ASPCS
 
Back to Volume
Paper: The ASTRA Spectrophotometer: Design and Overview
Volume: 364, The Future of Photometric, Spectrophotometric, and Polarimetric Standardization
Page: 255
Authors: Adelman, S.J.; Gulliver, A.F.; Smalley, B.; Pazder, J.S.; Younger, P.F.; Boyd, L.J.; Epand, D.; Younger, T.
Abstract: The ASTRA Cassegrain Spectrophotometer and its automated 0.5-m f/16 telescope will soon be working together at the Fairborn Observatory near Nogales, Arizona. Scientific observations are expected to begin in 2007. We provide an overview of this project and review the design of the system. A separate paper in these Proceedings presents details of the data reduction and flux calibrations. The Nogales site averages 150 photometric nights per year. ASTRA should observe stars whose declinations are in the range +80° to −35°.

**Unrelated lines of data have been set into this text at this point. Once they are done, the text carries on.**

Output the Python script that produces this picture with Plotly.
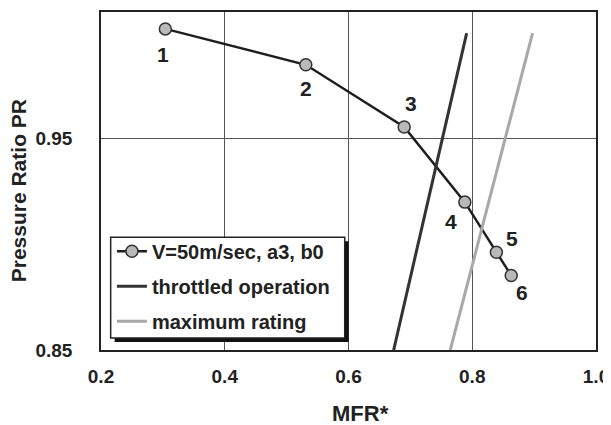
import plotly.graph_objects as go

# Data
mfr = [0.304, 0.531, 0.690, 0.788, 0.839, 0.863]
pr = [1.002, 0.985, 0.9556, 0.920, 0.8963, 0.8853]
point_labels = ["1", "2", "3", "4", "5", "6"]
label_x = [0.301, 0.531, 0.701, 0.766, 0.865, 0.881]
label_y = [0.9898, 0.9737, 0.9665, 0.9108, 0.903, 0.877]

throttled_x = [0.673, 0.791]
throttled_y = [0.85, 1.0]
maxrating_x = [0.7645, 0.8975]
maxrating_y = [0.85, 1.0]

x_ticks = [0.2, 0.4, 0.6, 0.8, 1.0]
x_ticktext = ["0.2", "0.4", "0.6", "0.8", "1.0"]
y_ticks = [0.85, 0.95]
y_ticktext = ["0.85", "0.95"]

FONT = "Liberation Sans, Arial, sans-serif"
TXT = "#222222"

# page body has an 8px margin at left/top: figure coordinates are window coordinates minus 8
OFF = 8
W, H = 611 - OFF, 425 - OFF
L, T = 101 - OFF, 10 - OFF
R, B = 611 - 598, 425 - 350
PW = W - L - R          # plot width in px
PH = H - T - B          # plot height in px


def px_x(wx):
    return (wx - OFF - L) / PW


def px_y(wy):
    return (H - B - (wy - OFF)) / PH


fig = go.Figure()
fig.add_trace(go.Scatter(
    x=mfr, y=pr, mode="lines+markers", name="<b>V=50m/sec, a3, b0</b>",
    line=dict(color="#1e1e1e", width=2.5),
    marker=dict(symbol="circle", size=12, color="#b9b9b9", line=dict(color="#333333", width=1.5)),
    legendgroup="a",
))
fig.add_trace(go.Scatter(
    x=throttled_x, y=throttled_y, mode="lines", name="<b>throttled operation</b>",
    line=dict(color="#333333", width=3), legendgroup="b",
))
fig.add_trace(go.Scatter(
    x=maxrating_x, y=maxrating_y, mode="lines", name="<b>maximum rating</b>",
    line=dict(color="#a8a8a8", width=3), legendgroup="c",
))

for t, lx, ly in zip(point_labels, label_x, label_y):
    fig.add_annotation(x=lx, y=ly, xref="x", yref="y", text="<b>%s</b>" % t,
                       showarrow=False, font=dict(family=FONT, size=21, color=TXT))

# axis titles
fig.add_annotation(xref="paper", yref="paper", x=px_x(362), y=px_y(414),
                   text="<b>MFR*</b>", showarrow=False, xanchor="center", yanchor="middle",
                   font=dict(family=FONT, size=22, color=TXT))
fig.add_annotation(xref="paper", yref="paper", x=px_x(19), y=px_y(190),
                   text="<b>Pressure Ratio PR</b>", showarrow=False, textangle=-90,
                   xanchor="center", yanchor="middle",
                   font=dict(family=FONT, size=21, color=TXT))

# legend box with shadow
bx0, bx1 = px_x(110.7), px_x(345.7)
by0, by1 = px_y(338), px_y(236.7)
dx, dy = 4 / PW, 4 / PH
fig.add_shape(type="rect", xref="paper", yref="paper", x0=bx0 + dx, x1=bx1 + dx, y0=by0 - dy, y1=by1 - dy,
              fillcolor="#111111", line=dict(width=0), layer="above")
fig.add_shape(type="rect", xref="paper", yref="paper", x0=bx0, x1=bx1, y0=by0, y1=by1,
              fillcolor="white", line=dict(color="#222222", width=1.5), layer="above")

fig.update_layout(
    width=W, height=H,
    margin=dict(l=L, r=R, t=T, b=B),
    paper_bgcolor="white", plot_bgcolor="white",
    font=dict(family=FONT, color=TXT),
    showlegend=True,
    legend=dict(x=px_x(112), y=px_y(231), xanchor="left", yanchor="top",
                bgcolor="rgba(0,0,0,0)", borderwidth=0, traceorder="grouped",
                tracegroupgap=6, itemwidth=30,
                font=dict(family=FONT, size=20, color=TXT)),
    xaxis=dict(range=[0.2, 1.0], tickvals=x_ticks, ticktext=["<b>%s</b>" % t for t in x_ticktext],
               showgrid=True, gridcolor="#555555", gridwidth=1,
               showline=True, linecolor="#222222", linewidth=1.5, mirror=True,
               ticks="", ticklabelstandoff=8, zeroline=False, ticklabeloverflow="allow",
               tickfont=dict(family=FONT, size=19, color=TXT)),
    yaxis=dict(range=[0.85, 1.01], tickvals=y_ticks, ticktext=["<b>%s</b>" % t for t in y_ticktext],
               showgrid=True, gridcolor="#555555", gridwidth=1,
               showline=True, linecolor="#222222", linewidth=1.5, mirror=True,
               ticks="", ticklabelstandoff=23, zeroline=False,
               tickfont=dict(family=FONT, size=19, color=TXT)),
)

fig.write_html("out.html")
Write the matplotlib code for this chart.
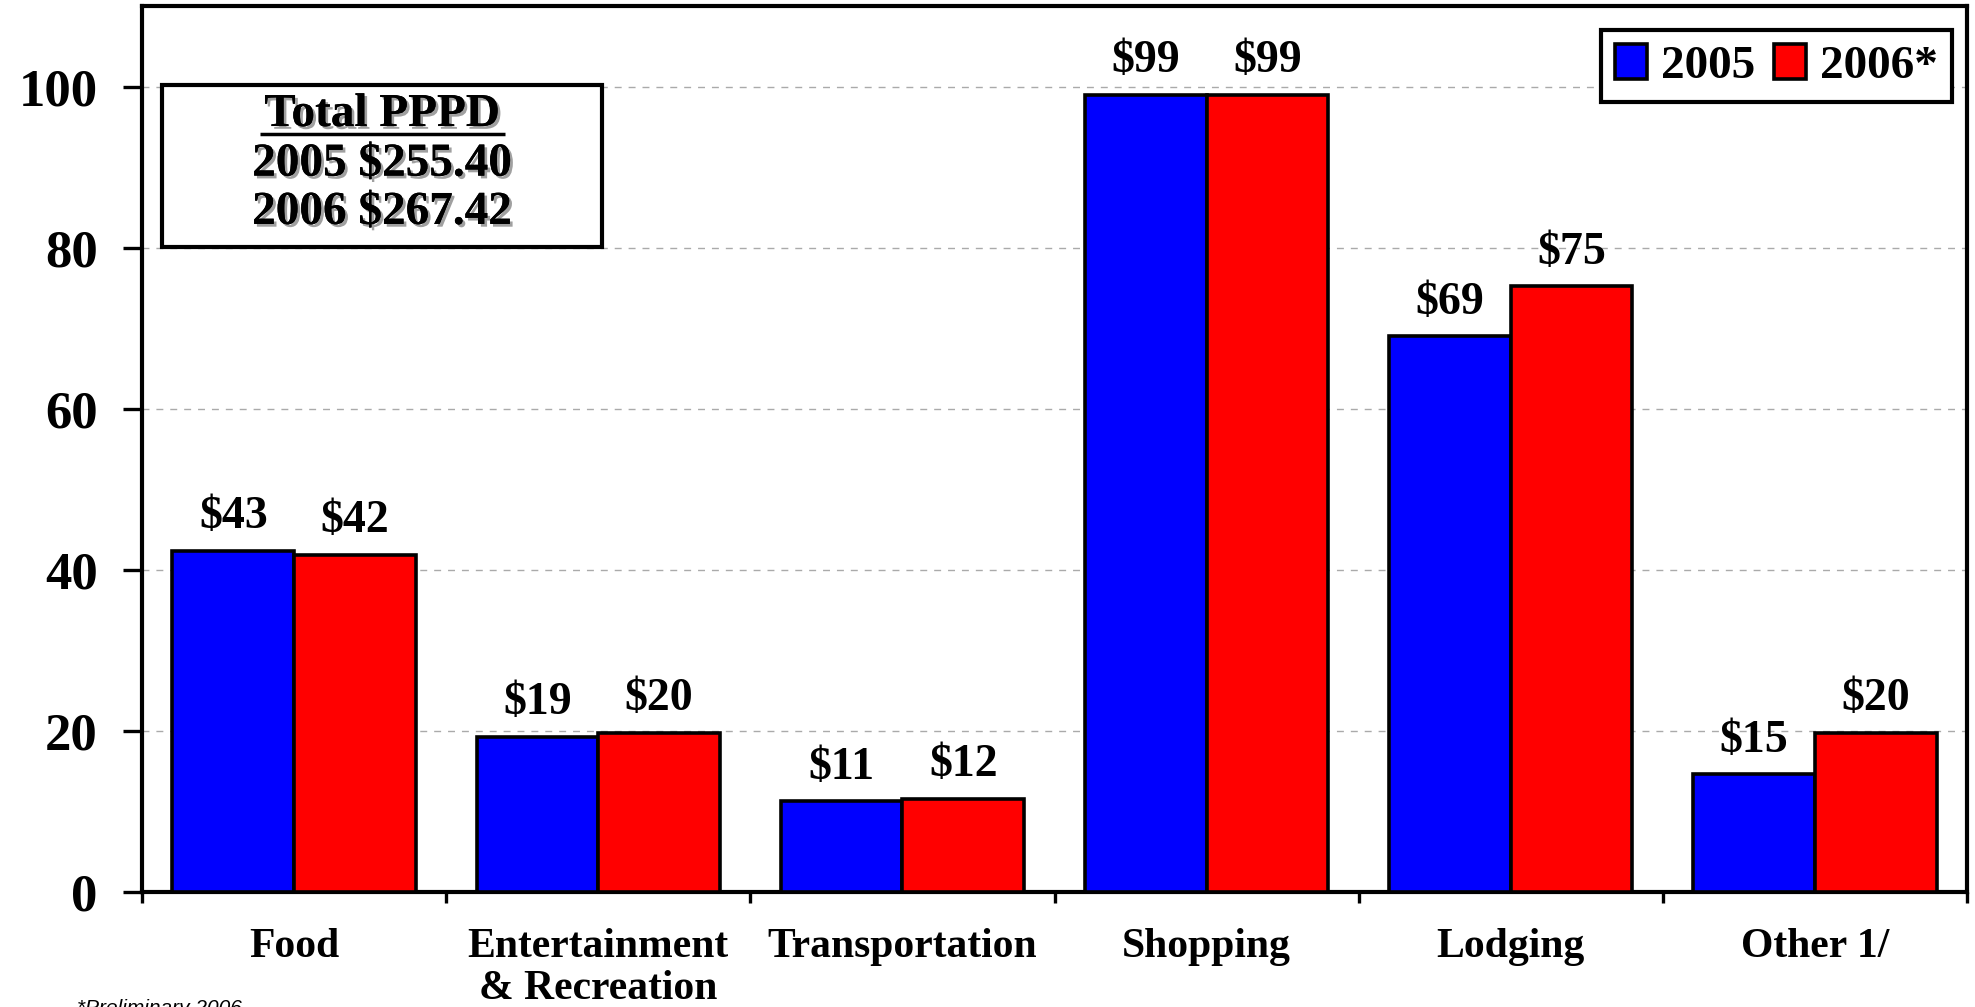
import matplotlib
matplotlib.use('Agg')
import matplotlib.pyplot as plt
import matplotlib.patheffects as pe
from matplotlib.patches import Rectangle
import numpy as np

# Spending per person per day by category
categories = ['Food', 'Entertainment\n& Recreation', 'Transportation',
              'Shopping', 'Lodging', 'Other 1/']
spend_2005 = [42.4, 19.3, 11.3, 99.0, 69.0, 14.6]
spend_2006 = [41.9, 19.8, 11.6, 99.0, 75.2, 19.8]
labels_2005 = ['$43', '$19', '$11', '$99', '$69', '$15']
labels_2006 = ['$42', '$20', '$12', '$99', '$75', '$20']
totals = ['2005 $255.40', '2006 $267.42']

plt.rcParams['font.family'] = 'Liberation Serif'
plt.rcParams['font.weight'] = 'bold'

fig = plt.figure(figsize=(19.75, 10.07), dpi=100)
ax = fig.add_axes([0.0719, 0.1142, 0.9241, 0.8798])

x = np.arange(len(categories))
w = 0.4
b1 = ax.bar(x - w / 2, spend_2005, w, color='#0000ff', edgecolor='black',
            linewidth=2.6, label='2005', zorder=3)
b2 = ax.bar(x + w / 2, spend_2006, w, color='#ff0000', edgecolor='black',
            linewidth=2.6, label='2006*', zorder=3)

for bars, labs in [(b1, labels_2005), (b2, labels_2006)]:
    for bar, lab in zip(bars, labs):
        ax.annotate(lab, (bar.get_x() + bar.get_width() / 2, bar.get_height()),
                    xytext=(0, 16), textcoords='offset points',
                    ha='center', va='baseline', fontsize=33, fontweight='bold')

ax.set_xlim(-0.5, len(categories) - 0.5)
ax.set_ylim(0, 110)
ax.set_yticks([0, 20, 40, 60, 80, 100])
ax.set_xticks(x)
ax.set_xticklabels(categories, fontsize=30, fontweight='bold', linespacing=1.15)
ax.set_xticks(np.arange(-0.5, len(categories)), minor=True)
ax.tick_params(axis='x', which='major', length=0, pad=26)
ax.tick_params(axis='x', which='minor', length=8, width=2.4, direction='out')
ax.tick_params(axis='y', length=14, width=2.4, direction='out', pad=18,
               labelsize=38)
for t in ax.get_yticklabels():
    t.set_fontweight('bold')

ax.yaxis.grid(True, color='#aaaaaa', linewidth=1, dashes=(5, 5))
ax.set_axisbelow(True)
for s in ax.spines.values():
    s.set_linewidth(3)

leg = ax.legend(loc='upper right', bbox_to_anchor=(0.992, 0.973), ncol=2,
                borderaxespad=0, fancybox=False, frameon=True,
                prop={'family': 'Liberation Serif', 'weight': 'bold', 'size': 34},
                handlelength=0.68, handleheight=0.75, handletextpad=0.3,
                columnspacing=0.4, borderpad=0.3)
leg.get_frame().set_edgecolor('black')
leg.get_frame().set_linewidth(3)
leg.get_frame().set_alpha(1)

# total PPPD box
ax.add_patch(Rectangle((0.011, 0.728), 0.241, 0.183, transform=ax.transAxes,
                       facecolor='white', edgecolor='black', linewidth=3, zorder=4))
shadow = [pe.withSimplePatchShadow(offset=(2, -2), shadow_rgbFace='#888888', alpha=0.8),
          pe.Normal()]
ax.text(0.1315, 0.877, 'Total PPPD', transform=ax.transAxes, ha='center',
        va='center', fontsize=34, fontweight='bold', zorder=5, path_effects=shadow)
ax.plot([0.0647, 0.199], [0.856, 0.856], transform=ax.transAxes, color='black',
        linewidth=2.5, zorder=5, solid_capstyle='butt')
ax.text(0.1315, 0.821, totals[0], transform=ax.transAxes, ha='center',
        va='center', fontsize=34, fontweight='bold', zorder=5, path_effects=shadow)
ax.text(0.1315, 0.7665, totals[1], transform=ax.transAxes, ha='center',
        va='center', fontsize=34, fontweight='bold', zorder=5, path_effects=shadow)

fig.text(0.039, 0.008, '*Preliminary 2006', fontsize=15, family='Liberation Sans',
         style='italic', fontweight='normal', va='top', ha='left')

fig.savefig('out.png', dpi=100)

In an hour the system should obtain S/N = 200 observations of stars as faint as 9.5 mag after correction for instrumental errors. Vega will require about 25 seconds for observation and CCD readout. Usually the telescope will find its next target in less than a minute. A small CCD camera finds and centers the target and a second then guides on the zeroth order spectrum. The spectrophotometer uses both a grating and a cross-dispersing prism to produce spectra from both the first and the second orders simultaneously. The square 30 arc second sky fields for each order do not overlap. The resolution is 7 Å in second and 14 Å in first order. The wavelength range is approximately λλ3300–9000. We are initially using about 10 minutes/hour to observe Vega and secondary standard candidates.

Our scientific CCD is electronically cooled to −50° C with a water recirculation system heat sink. The same 4° C recycling water system provides thermal stabilization of the instrument. Our flat fielding system uses a second 0.5-m telescope to produce a collimated beam from a 100 μm pinhole illuminated by a quartz halogen lamp. When the two telescopes point at one another this “artificial star” is focused by the ASTRA telescope which is then rocked to expose the image from the top to the bottom of the entrance aperture.

A LINUX HP server at The Citadel will have databases of ASTRA observations. Each observing request has its own priority and observing window, ASTRA can observe standard stars at a regular rate throughout the night, any accessible target at a given time, and variable stars. ASTRA will produce considerable high quality data.